But, title notwithstanding, few of these characters can be defined by such simple classifications as heroes or villains. Yes, sure, Alfred Molina’s Spallone is a villain, a cynical panderer sorely lacking anything resembling a moral compass, but the other “no” votes are written and played with at least some sympathy; they’re trying to do what’s their constituents want them to do. And, for that matter, we’re not lulled into assurances that their fears about the crime and drugs that run rampant in the projects are totally unfounded; the intimidating, wordless scene in the elevator near the top of part four is but the most effective of those moments.

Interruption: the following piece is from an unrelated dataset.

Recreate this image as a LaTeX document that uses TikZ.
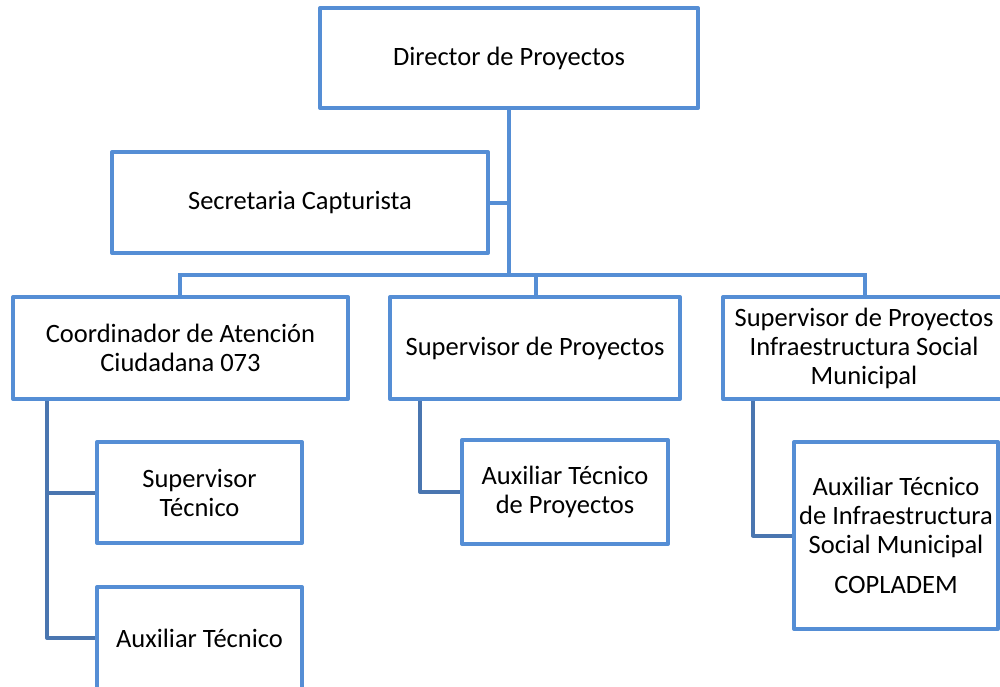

But just as glimpses of humanity peek out from behind the ideologies of those council members, or of Catherine Keener’s Mary (her reasonable question, “What are we trying to accomplish?”, hints at a turnabout that’s one of the series’ few entirely predictable elements), match the complexity given to the handful of project denizens whose stories fill out these episodes. The fall of widowed mother Doreen (Natalie Paul) into addiction is gingerly choreographed, a reminder that not everyone who fucks up sets out to do so. Her story is a well-balanced contrast to Alma (Ilfenesh Hadera), who attempts to simply keep her head down, work as hard as she can to support her family, and assume the rest will take care of itself. And the quiet dignity of Norma (LaTanya Richardson-Jackson) not only gives us a window into the least-mentioned members of such communities, the elderly and/or infirmed; it’s through her outspoken friend that a key theme reveals itself. “They don’t want us livin’ over there,” she says of the all-white rabble-rousers at the council meetings. “But they don’t know us.”
Throughout the series thus far, Simon and co-writer William Zorzi have quietly folded in these stories, intercutting them without creating explicit interactions. Presumably those will occur at the end (it seems safe to bet most/all of them will become residents of the new public housing), but it’s admirable that we’re not seeing the kind of clean, schematic intersections typical of something like, oh, for example, Hero director Paul Haggis’s Crash. But people don’t collide like that in the real world; in the real world, these stories only intersect by co-existing. It just takes writers like these to draw the lines between them.